This painting is a study in duality. The demise of mom and pop businesses and the common man. This painting takes place in Kaiser’s Ice Cream Store in September of 1986. When we lived in Edmond, Oklahoma from 1985-1987 with Sonic Corporate, we took many rides around town to see the sights. This is a left over from my earlier childhood days of driving around town on the weekends in Sedalia, Missouri. One of our favorite places to visit was the old fashioned ice cream parlor in downtown Oklahoma City. I was especially taken by its vintage appeal of the black and white checked floors, bent wood chairs, and black velvet curtains on brass rings and railing. After a year of just looking at this great interior, I decided to photograph it with a short roll of film with only twelve shots. The day I was there, a nice day counter man was working and asked to help me.
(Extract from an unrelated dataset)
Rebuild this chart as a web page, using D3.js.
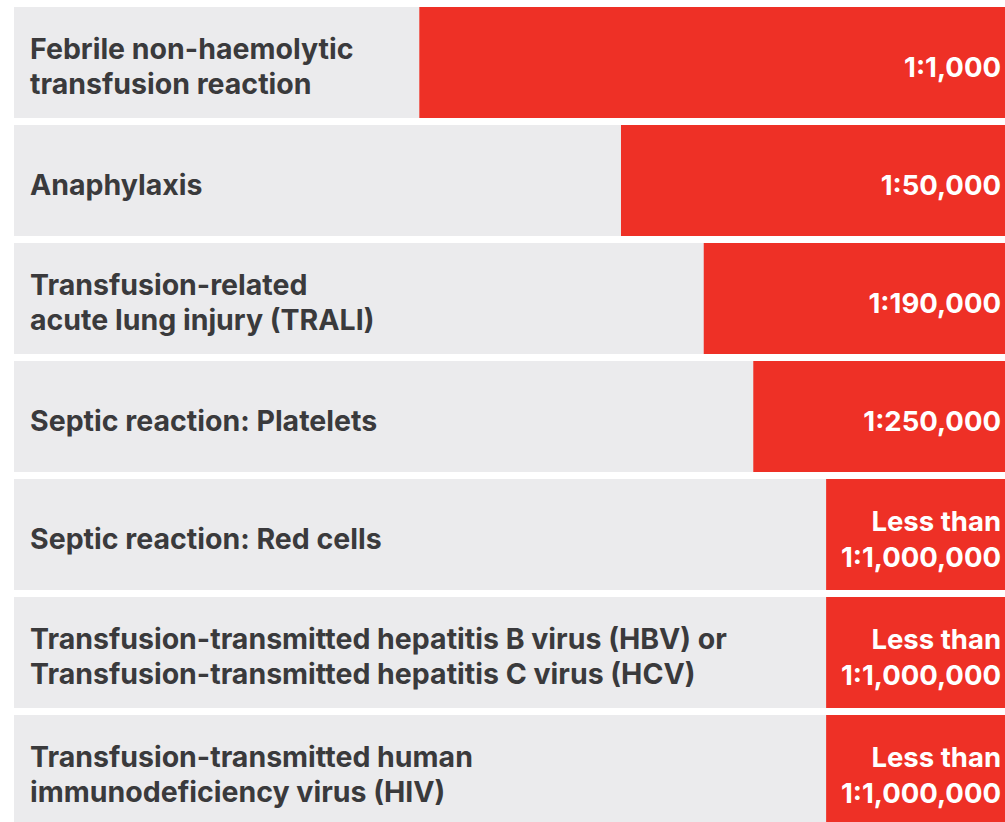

I asked if he had the time to pose for me. I was impressed with his calmness and politeness. Since I was shooting film, I had no idea what was ‘in the can!’ afterwards. I returned later to find that the business had closed and everyone was gone. I was probably the last one to photograph Kaiser’s and the short window into its history.
Several years went by, not thinking about Kaiser’s or the ‘Common Man’, until I bought Aaron Copeland’s album, “The Copeland Collection.” The first piece was, “Fanfare for the Common Man.” The impressive gongs, brass, and elegant understatement of the music gave new meaning for me to paint, “In Defense of Common Man”. Common man is symbolic of all of us who are nameless, doing our best in a quiet, patiently driving reserve. Here’s to us and all who have gone before!
“In Defense of the Common Man” was finished on April 7, 1991. The first show it was accepted into was the “Arizona artists Guild Spring Membership Juried Exhibition” at the Shemer Art Center, Phoenix, Arizona, May 28-June 22, 1991.
The next exhibition was “The Arizona Watercolor Association 1991 Fall Membership Show”, Arizona Artists Alliance, November 2-16, 1991. It received the Award of Excellence.
The next acceptances were: “Napa Valley Art Store’s First Annual Fine Art Competition,” March Issue of the Art Catalogue, 1992. ‘
“The Knickerbocker Artists New York 42nd Annual National Open Juried Exhibition,” Salmagundi Club, NYC, NY, September 21-October 2, 1992.
“National Watercolor Oklahoma,” Kirkpatrick Center, OKC, OK, September 10-October 24, 1993.
“The Midwest Watercolor Society 18th Annual National Exhibition of Transparent Watercolor,” Neville Museum, Green Bay, Wisconsin, 1994.
“The Salmagundi Club 18th Annual Non-Member Exhibition,” NYC, NY, May 8-26, 1995. It is a stretched, full sheet of 140 Lb. Arches hot pressed paper painted with transparent Winsor-Newton watercolors.